James Clark (jjc@jclark.com)
Mon, 8 May 95 08:09:56 EDT

> Date: Mon, 8 May 95 02:39:42 EDT
> From: Gavin Nicol <gtn@ebt.com>

There's really no need to worry about the system character set.

> NOTE--It is recognized that the recipient of a document must be able
> to translate it to his system character set before the document can
> be processed by machine. There are two basic approaches to
> communicating this information.
> . . .
> As the last not implies, the document character set parameter is
> ignored by the SGML parser because the document is already in the
> document character set. The parameter is intended for a human to
> read in printed form, in order to determine how to translate an
> incoming document to the local system character set.
>
> The actual translation process from a document character set to the
> system character set is not defined, so we have 2 ways to interpret
> these notes:
>
> 1) That all characters in the document must also be available to the
> system, and a simple one-to-one translation is performed.
> 2) That the translation process can perform arbitrary translations.
>
> Also, the system representation is undefined, providing another grey
> area.

When the SGML standard was written, I believe it was anticipated that
a particular SGML parser would be able to handle documents in only one
character set, and that a document in some other character set could
only be parsed once it had been converted into this character set.
There is no requirement that an SGML system be able to do this
conversion: the conversion process might consist of a human with a hex
editor reading a hardcopy of the SGML declaration. A conforming SGML
system is only required to be able to parse documents whose document
character set is compatible with its system character set: see 15.3.2.

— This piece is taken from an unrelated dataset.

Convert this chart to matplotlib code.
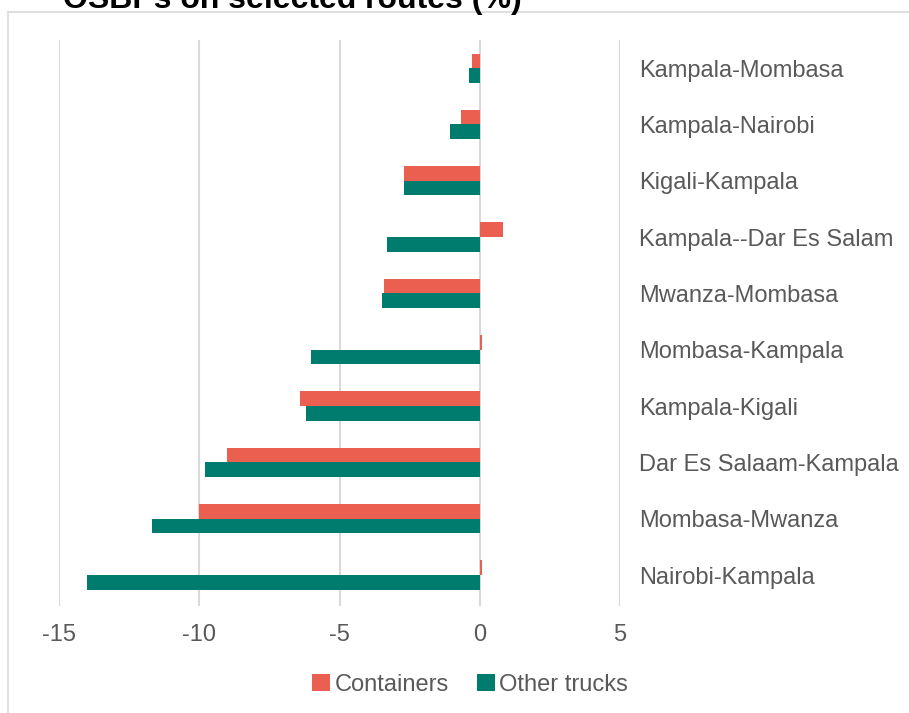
import matplotlib
matplotlib.use("Agg")
import matplotlib.pyplot as plt
from matplotlib.patches import Rectangle
import numpy as np

plt.rcParams['font.family'] = ['Liberation Sans', 'DejaVu Sans']
plt.rcParams['axes.unicode_minus'] = False

routes = ['Kampala-Mombasa', 'Kampala-Nairobi', 'Kigali-Kampala', 'Kampala--Dar Es Salam',
          'Mwanza-Mombasa', 'Mombasa-Kampala', 'Kampala-Kigali', 'Dar Es Salaam-Kampala',
          'Mombasa-Mwanza', 'Nairobi-Kampala']
containers = [-0.26, -0.68, -2.7, 0.82, -3.4, 0.08, -6.4, -9.0, -10.0, 0.08]
other_trucks = [-0.38, -1.07, -2.7, -3.3, -3.5, -6.0, -6.2, -9.8, -11.7, -14.0]

c_red = '#EA5F4F'
c_green = '#007C6E'
grey_txt = '#595959'

fig = plt.figure(figsize=(9.09, 7.13), dpi=100)
ax = fig.add_axes([59/909, 1 - 606/713, 561/909, 566/713])

y = np.arange(len(routes))
h = 0.26
ax.barh(y - h/2, containers, h, color=c_red, label='Containers', zorder=3)
ax.barh(y + h/2, other_trucks, h, color=c_green, label='Other trucks', zorder=3)

ax.set_xlim(-15, 5)
ax.set_ylim(len(routes) - 0.45, -0.5)
ax.set_xticks([-15, -10, -5, 0, 5])
ax.xaxis.grid(True, color='#D9D9D9', lw=1.5, zorder=0)
for s in ax.spines.values():
    s.set_visible(False)

# category names sit on the right, like the excel original
ax.set_yticks(y)
ax.set_yticklabels(routes)
ax.yaxis.tick_right()
ax.tick_params(axis='y', length=0, pad=14, labelsize=17, labelcolor=grey_txt)
ax.tick_params(axis='x', length=0, pad=13, labelsize=17, labelcolor=grey_txt)

fig.legend(loc='center', bbox_to_anchor=(470/909, 1 - 685/713), ncol=2, frameon=False,
           fontsize=17, handlelength=0.75, handleheight=0.75, handletextpad=0.2,
           columnspacing=1.2, labelcolor=grey_txt)

# title is clipped at the top in the original picture
fig.text(63/909, 1 - 8/713, 'OSBPs on selected routes (%)', fontsize=23, fontweight='bold',
         va='baseline', ha='left')

fig.patches.append(Rectangle((8/909, -0.1), 2, 1 - 12/713 + 0.1, transform=fig.transFigure,
                             fill=False, edgecolor='#D9D9D9', lw=1.2))

fig.savefig('out.png', dpi=100)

Several modern SGML parsers (SP and, I believe, YASP and Exoterica's
parser) can do rather better than this: they can adapt themselves to
the document character set described in the SGML declaration. In
effect they have a variable system character set rather than a single
fixed system character set. This means their capabilities cannot be
fully described with a system declaration.

To go back to Glenn's question:

> >2. What kind of error should be reported upon an occurrence of a numeric
> >character reference which contains a character number which *is*
> >described by the document character set (by reference to a base set
> >character number) but which *is not* described by the system character
> >set? Or which is decribed by the (formal specified) system character
> >set but which has no bit combination in the (actually implemented)
> >system character set?

It doesn't have to report any error at all. A validating SGML system
only has to report an error if the document is not conforming (and not
always then because of 4.267). The system declaration determines
which conforming SGML documents the system is required to be able to
parse; it doesn't affect which documents are conforming.

If the problem is that the system cannot render such a character, it
can just say so (if it wants to). There is no SGML-conformance issue
here.

If the problem is that the system cannot correctly parse the document
because of such a numeric character reference, then it can just say:
"sorry, the document character set of this document is not compatible
with my system character set; I tried to parse the document anyway,
but now I've found I can't". In this case the vendor should supply a
system declaration that declares as UNUSED those character numbers in
ISO 10646 that it cannot handle.

James